Aleksandr Yakovlev dijo que Gorbachov era demócrata por naturaleza, pero siempre tuvo miedo de la democracia. Por el contrario, Yeltsin por naturaleza no era demócrata, pero no temía a la democracia en su país. No quería movilizar ni coartar, disciplinar o controlar a su pueblo, sino empoderarlo. Aunque fracasó. Yeltsin no pudo materializar su visión en parte porque la tarea era inmensa y, por otra parte, porque muy pocos incluso de las llamadas fuerzas demócratas en Rusia compartían su confianza en la gente. De hecho, es ampliamente conocida la descripción del pueblo ruso que hizo uno de los asistentes más cercanos de Yeltsin en el Kremlin que dijo que era “estiércol de la historia”.
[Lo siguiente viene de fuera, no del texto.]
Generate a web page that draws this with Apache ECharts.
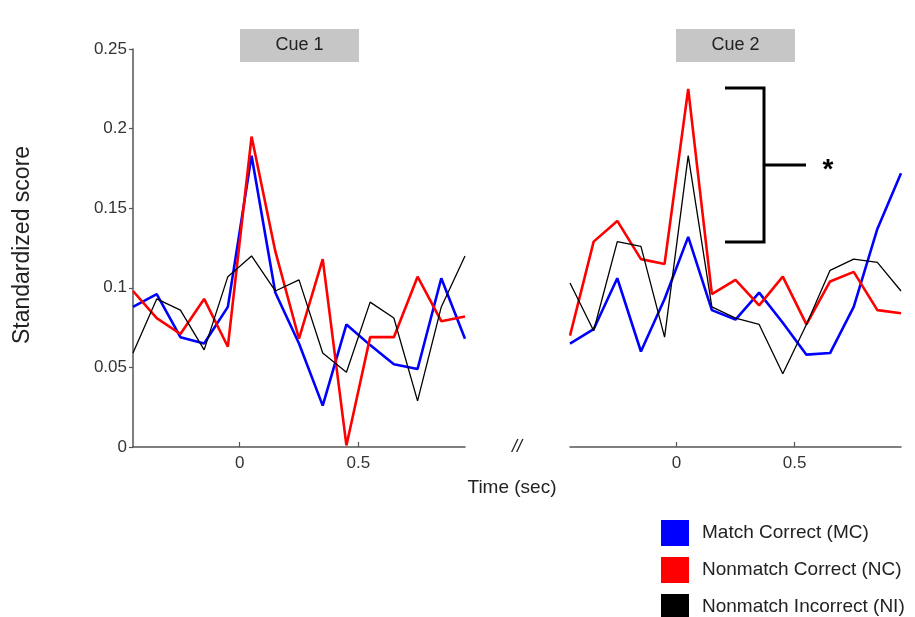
<!DOCTYPE html>
<html>
<head>
<meta charset="utf-8">
<script src="https://cdn.jsdelivr.net/npm/echarts@6/dist/echarts.min.js"></script>
<style>html,body{margin:0;padding:0;background:#fff}#c{width:915px;height:617px}</style>
</head>
<body>
<div id="c"></div>
<script>
const times = [-0.45, -0.35, -0.25, -0.15, -0.05, 0.05, 0.15, 0.25, 0.35, 0.45, 0.55, 0.65, 0.75, 0.85, 0.95];
const xTicks = [0, 0.5];
const seriesNames = ['Match Correct (MC)', 'Nonmatch Correct (NC)', 'Nonmatch Incorrect (NI)'];
const panelTitles = ['Cue 1', 'Cue 2'];

const cue1MC = [0.088, 0.096, 0.069, 0.065, 0.088, 0.183, 0.097, 0.065, 0.026, 0.077, 0.064, 0.052, 0.049, 0.106, 0.068];
const cue1NC = [0.098, 0.081, 0.071, 0.093, 0.063, 0.195, 0.123, 0.068, 0.118, 0.001, 0.069, 0.069, 0.107, 0.079, 0.082];
const cue1NI = [0.059, 0.093, 0.086, 0.061, 0.107, 0.120, 0.098, 0.105, 0.059, 0.047, 0.091, 0.081, 0.029, 0.088, 0.120];

const cue2MC = [0.065, 0.074, 0.106, 0.060, 0.093, 0.132, 0.086, 0.080, 0.097, 0.078, 0.058, 0.059, 0.088, 0.137, 0.172];
const cue2NC = [0.070, 0.129, 0.142, 0.118, 0.115, 0.225, 0.096, 0.105, 0.089, 0.107, 0.077, 0.104, 0.110, 0.086, 0.084];
const cue2NI = [0.103, 0.073, 0.129, 0.126, 0.069, 0.183, 0.088, 0.081, 0.077, 0.046, 0.077, 0.111, 0.118, 0.116, 0.098];

const colors = ['#0000ff', '#ff0000', '#000000'];
const widths = [2.6, 2.6, 1.3];
const FONT = '"Liberation Sans", Arial, sans-serif';

function pts(vals) { return times.map((t, i) => [t, vals[i]]); }

function makeSeries(idx, arrs) {
  return arrs.map((a, k) => ({
    name: seriesNames[k],
    type: 'line',
    xAxisIndex: idx, yAxisIndex: idx,
    data: pts(a),
    showSymbol: false,
    symbol: 'none',
    color: colors[k],
    itemStyle: { color: colors[k] },
    lineStyle: { color: colors[k], width: widths[k] },
    z: k === 2 ? 4 : 3,
    animation: false
  }));
}

function xAxis(idx) {
  return {
    type: 'value', gridIndex: idx, min: -0.45, max: 0.95,
    axisLine: { show: true, onZero: false, lineStyle: { color: '#555', width: 1.5 } },
    axisTick: { show: true, inside: true, length: 5, customValues: xTicks, lineStyle: { color: '#555', width: 1.2 } },
    axisLabel: { show: true, customValues: xTicks, fontSize: 17, color: '#333', fontFamily: FONT, margin: 8 },
    splitLine: { show: false }
  };
}

function yAxis(idx) {
  return {
    type: 'value', gridIndex: idx, min: 0, max: 0.25, interval: 0.05,
    axisLine: { show: idx === 0, onZero: false, lineStyle: { color: '#555', width: 1.5 } },
    axisTick: { show: idx === 0, length: 4, lineStyle: { color: '#555', width: 1.2 } },
    axisLabel: { show: idx === 0, fontSize: 17, color: '#333', fontFamily: FONT, margin: 6,
      formatter: v => String(+v.toFixed(2)) },
    splitLine: { show: false }
  };
}

function legend(k, top) {
  return {
    data: [seriesNames[k]], orient: 'vertical', left: 661, top: top, padding: 0,
    icon: 'rect', itemWidth: 28, itemHeight: 26, itemGap: 0,
    textStyle: { fontSize: 19, color: '#222', fontFamily: FONT, padding: [0, 0, 0, 8] },
    selectedMode: false
  };
}

const chart = echarts.init(document.getElementById('c'), null, { renderer: 'canvas' });
chart.setOption({
  backgroundColor: '#fff',
  animation: false,
  grid: [
    { left: 133, top: 49, width: 332, height: 398 },
    { left: 570, top: 49, width: 331, height: 398 }
  ],
  xAxis: [xAxis(0), xAxis(1)],
  yAxis: [yAxis(0), yAxis(1)],
  legend: [legend(0, 520), legend(1, 557), legend(2, 594)],
  series: [...makeSeries(0, [cue1MC, cue1NC, cue1NI]), ...makeSeries(1, [cue2MC, cue2NC, cue2NI])],
  graphic: [
    { type: 'rect', shape: { x: 240, y: 29, width: 119, height: 33 }, style: { fill: '#c6c6c6' } },
    { type: 'text', x: 299.5, y: 45.5, style: { text: panelTitles[0], font: '18px ' + FONT, fill: '#222', textAlign: 'center', textVerticalAlign: 'middle' } },
    { type: 'rect', shape: { x: 676, y: 29, width: 119, height: 33 }, style: { fill: '#c6c6c6' } },
    { type: 'text', x: 735.5, y: 45.5, style: { text: panelTitles[1], font: '18px ' + FONT, fill: '#222', textAlign: 'center', textVerticalAlign: 'middle' } },
    { type: 'polyline', shape: { points: [[725, 88], [764, 88], [764, 242], [725, 242]] }, style: { stroke: '#000', lineWidth: 3, fill: null } },
    { type: 'line', shape: { x1: 764, y1: 165, x2: 806, y2: 165 }, style: { stroke: '#000', lineWidth: 3 } },
    { type: 'text', x: 828, y: 170, style: { text: '*', font: 'bold 28px ' + FONT, fill: '#000', textAlign: 'center', textVerticalAlign: 'middle' } },
    { type: 'text', x: 517, y: 447, style: { text: '//', font: 'italic 18px ' + FONT, fill: '#222', textAlign: 'center', textVerticalAlign: 'middle' } },
    { type: 'text', x: 512, y: 488, style: { text: 'Time (sec)', font: '19px ' + FONT, fill: '#222', textAlign: 'center', textVerticalAlign: 'middle' } },
    { type: 'text', x: 23, y: 245, rotation: Math.PI / 2, style: { text: 'Standardized score', font: '23px ' + FONT, fill: '#222', textAlign: 'center', textVerticalAlign: 'middle' } }
  ]
});
</script>
</body>
</html>
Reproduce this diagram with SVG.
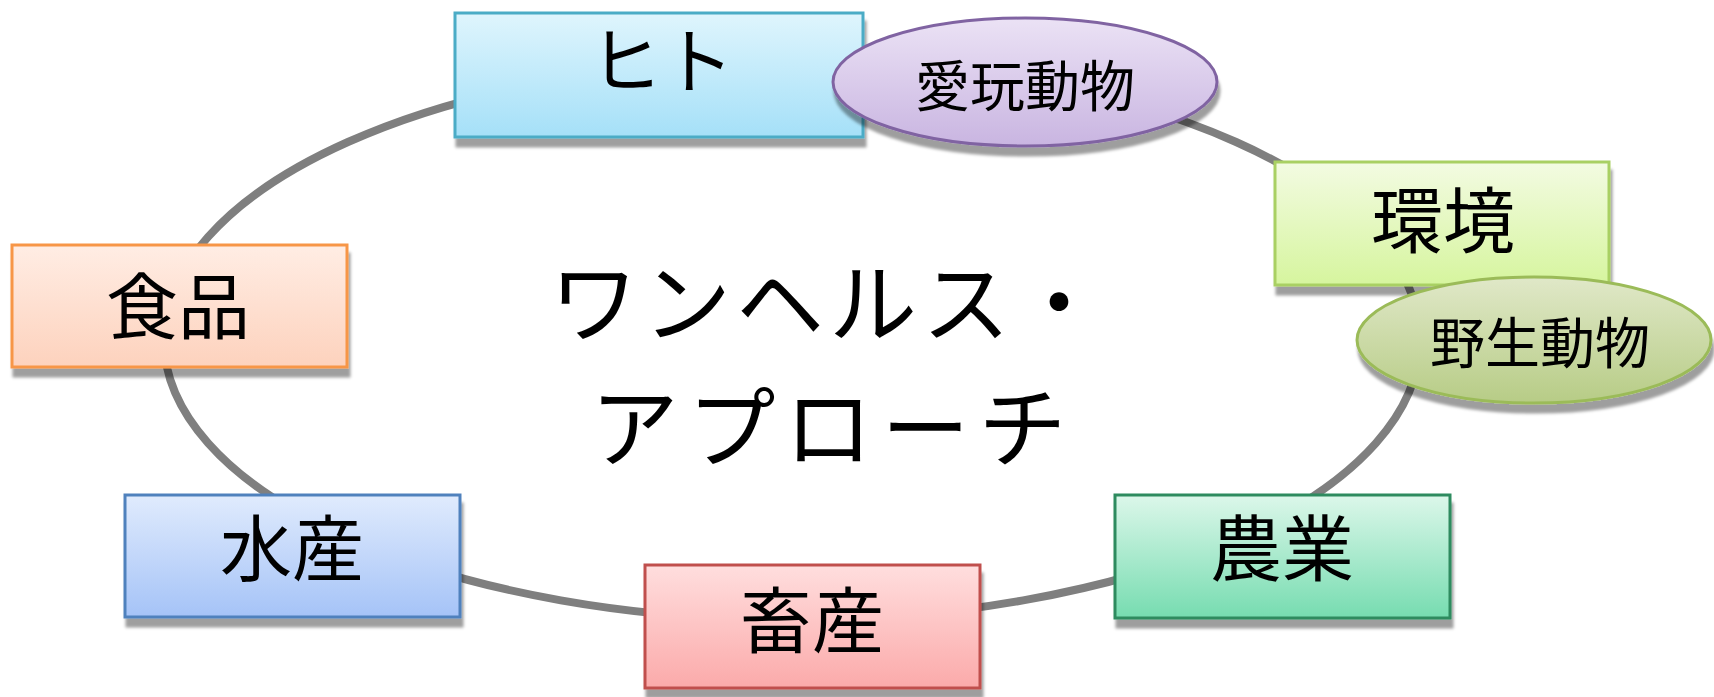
<svg xmlns="http://www.w3.org/2000/svg" width="1714" height="697" viewBox="0 0 1714 697">
<defs>
<filter id="sh" x="-10%" y="-10%" width="125%" height="140%">
<feDropShadow dx="2" dy="9" stdDeviation="1.5" flood-color="#000" flood-opacity="0.38"/>
</filter>
<linearGradient id="gHito" x1="0" y1="0" x2="0" y2="1"><stop offset="0" stop-color="#dff5fd"/><stop offset="1" stop-color="#a5e0f8"/></linearGradient>
<linearGradient id="gKankyo" x1="0" y1="0" x2="0" y2="1"><stop offset="0" stop-color="#f3fbe2"/><stop offset="1" stop-color="#d6f59e"/></linearGradient>
<linearGradient id="gShoku" x1="0" y1="0" x2="0" y2="1"><stop offset="0" stop-color="#ffede4"/><stop offset="1" stop-color="#fdd2bd"/></linearGradient>
<linearGradient id="gSui" x1="0" y1="0" x2="0" y2="1"><stop offset="0" stop-color="#e0ebfd"/><stop offset="1" stop-color="#a5c3f7"/></linearGradient>
<linearGradient id="gChiku" x1="0" y1="0" x2="0" y2="1"><stop offset="0" stop-color="#ffdede"/><stop offset="1" stop-color="#fbaaaa"/></linearGradient>
<linearGradient id="gNou" x1="0" y1="0" x2="0" y2="1"><stop offset="0" stop-color="#dcf7ea"/><stop offset="1" stop-color="#76dcb0"/></linearGradient>
<linearGradient id="gAigan" x1="0" y1="0" x2="0" y2="1"><stop offset="0" stop-color="#ebe2f5"/><stop offset="1" stop-color="#c9b5e1"/></linearGradient>
<linearGradient id="gYasei" x1="0" y1="0" x2="0" y2="1"><stop offset="0" stop-color="#e0e8c8"/><stop offset="1" stop-color="#b7cc86"/></linearGradient>
</defs>
<style>
.box{stroke-width:3;filter:url(#sh)}
.lbl{font-family:"Noto Sans CJK JP","Noto Sans CJK SC",sans-serif;font-size:72px;fill:#000;text-anchor:middle}
.sm{font-size:55px}
.ctr{font-size:88px}
.ring{fill:none;stroke:#7f7f7f;stroke-width:8}
</style>
<g id="connectors">
<ellipse class="ring" cx="792" cy="340" rx="628" ry="280"/>
</g>
<g id="hito">
<rect class="box" x="455" y="13" width="408" height="124" fill="url(#gHito)" stroke="#4bacc6"/>
<text class="lbl" x="662" y="87">ヒト</text>
</g>
<g id="aigan">
<ellipse class="box" cx="1025" cy="82" rx="192" ry="64" fill="url(#gAigan)" stroke="#8064a2"/>
<text class="lbl sm" x="1025" y="106">愛玩動物</text>
</g>
<g id="kankyo">
<rect class="box" x="1275" y="162" width="334" height="123" fill="url(#gKankyo)" stroke="#a9d063"/>
<text class="lbl" x="1443" y="247">環境</text>
</g>
<g id="yasei">
<ellipse class="box" cx="1534" cy="340" rx="177" ry="63" fill="url(#gYasei)" stroke="#9bbb59"/>
<text class="lbl sm" x="1540" y="363">野生動物</text>
</g>
<g id="shokuhin">
<rect class="box" x="12" y="245" width="335" height="122" fill="url(#gShoku)" stroke="#f79646"/>
<text class="lbl" x="178" y="333">食品</text>
</g>
<g id="suisan">
<rect class="box" x="125" y="495" width="335" height="122" fill="url(#gSui)" stroke="#4f81bd"/>
<text class="lbl" x="292" y="575">水産</text>
</g>
<g id="chikusan">
<rect class="box" x="645" y="565" width="335" height="123" fill="url(#gChiku)" stroke="#c0504d"/>
<text class="lbl" x="812" y="647">畜産</text>
</g>
<g id="nougyou">
<rect class="box" x="1115" y="495" width="335" height="123" fill="url(#gNou)" stroke="#2e8b5e"/>
<text class="lbl" x="1282" y="575">農業</text>
</g>
<g id="center">
<text class="lbl ctr" x="829" y="335" letter-spacing="5">ワンヘルス・</text>
<text class="lbl ctr" x="833" y="460" letter-spacing="9">アプローチ</text>
</g>
</svg>
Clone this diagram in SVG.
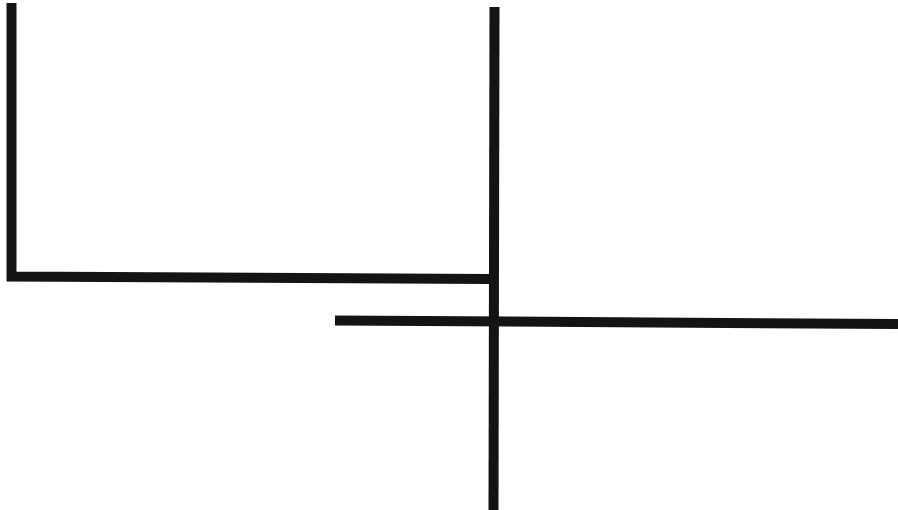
<svg xmlns="http://www.w3.org/2000/svg" width="898" height="510" viewBox="0 0 898 510">
<style>
.ln{fill:none;stroke:#141414;stroke-width:10;stroke-linecap:butt;stroke-linejoin:miter}
</style>
<rect width="898" height="510" fill="#ffffff"/>
<g id="connectors">
<path class="ln" d="M11.5,3 V276.5 L490,279"/>
<path class="ln" d="M494.5,7 L493.5,510"/>
<path class="ln" d="M335,320.5 L898,324"/>
</g>
</svg>
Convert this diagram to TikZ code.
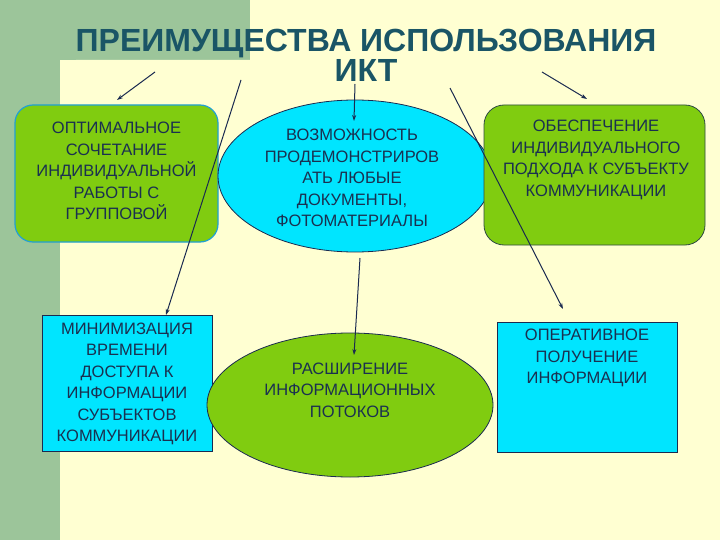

El fracaso es un axioma inevitable de todas las carreras políticas. Ciertamente, Yeltsin fracasó, pero, ¿cuánto tiempo pasará hasta que Rusia vuelva a engendrar a un líder nacional que crea que su pueblo debe ser empoderado en lugar de movilizado?

Wayne Merry fue jefe del departamento de prensa de política interna de la Embajada de los Estados Unidos en Moscú entre 1991 y 1994.